Risk-averse optimization for managing inventory in closed-loop supply chains

Abstract

This thesis examines a closed-loop multi-stage inventory problem with remanufacturing option. A random fraction of used products is returned by consumers to the manufacturer after a certain number of stages. But the manufacturer may or may not collect any returned item. Demand can be satisfied through two channels: manufacturing new products and remanufacturing used products (cores). A control policy specifies the numbers of cores to collect and remanufacture, and the number of new products to manufacture, at each stage. The state space consists of the serviceable product and core inventory levels, and the amounts of future returns. We study this problem from the perspectives of risk-neutral and risk-averse decision-makers, in both cases of lost sales and backordering. We incorporate the dynamic coherent risk measures into our risk-averse problem formulation. We establish that it is always optimal to prefer remanufacturing to manufacturing under a mild condition.
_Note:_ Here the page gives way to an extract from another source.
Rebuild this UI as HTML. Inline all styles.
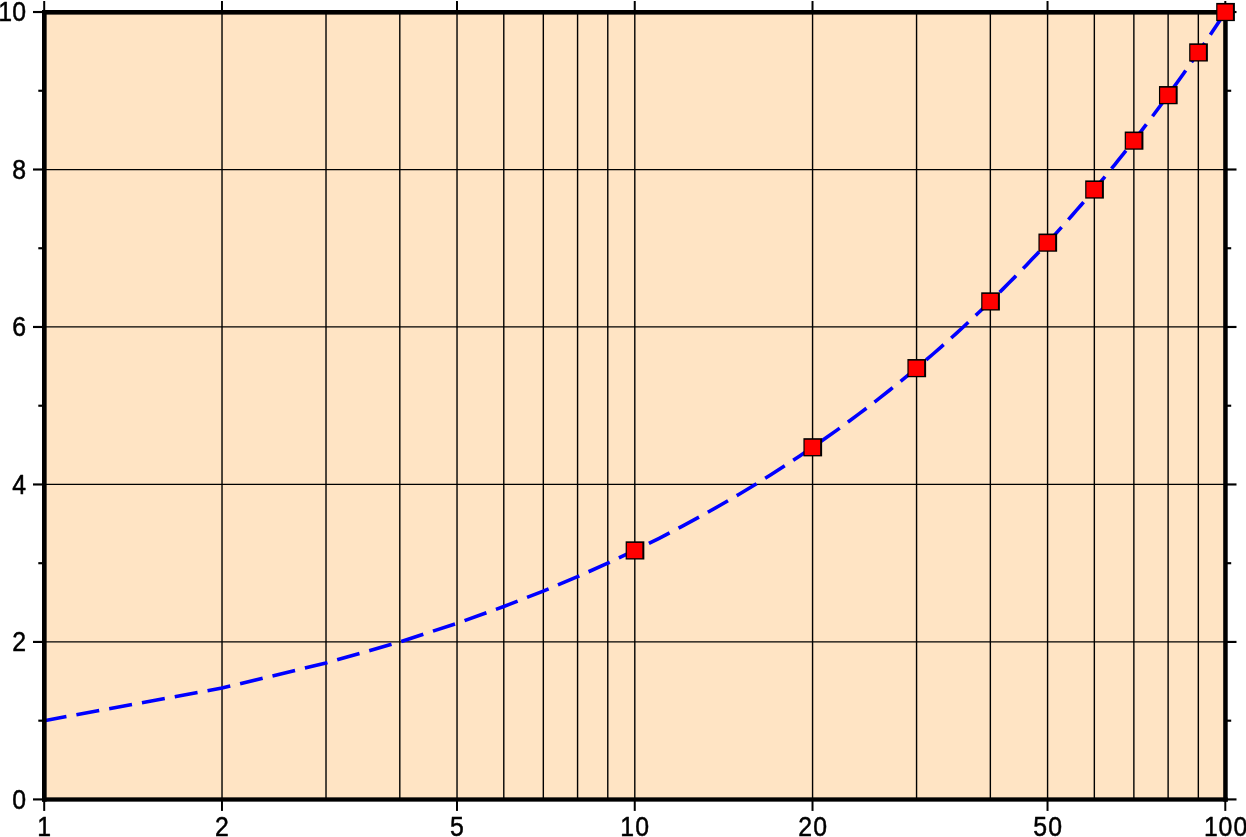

Numerical results indicate that a statedependent threshold policy may be optimal for the core inventory. However, such a policy need not be optimal for the serviceable product inventory. We also conduct numerical experiments to evaluate the performance of several heuristics that are computationally less demanding than the optimal policy: a certainty equivalent controller (CEC), a myopic policy (MP), a no-recovery policy (NRP), a full-collection policy (FCP), and a fixed threshold policy (FTP). CEC, MP, and NRP have a distinct computational advantage over FCP and FTP, whereas FCP and FTP significantly outperform all the other heuristics with respect to objective value, in our numerical experiments.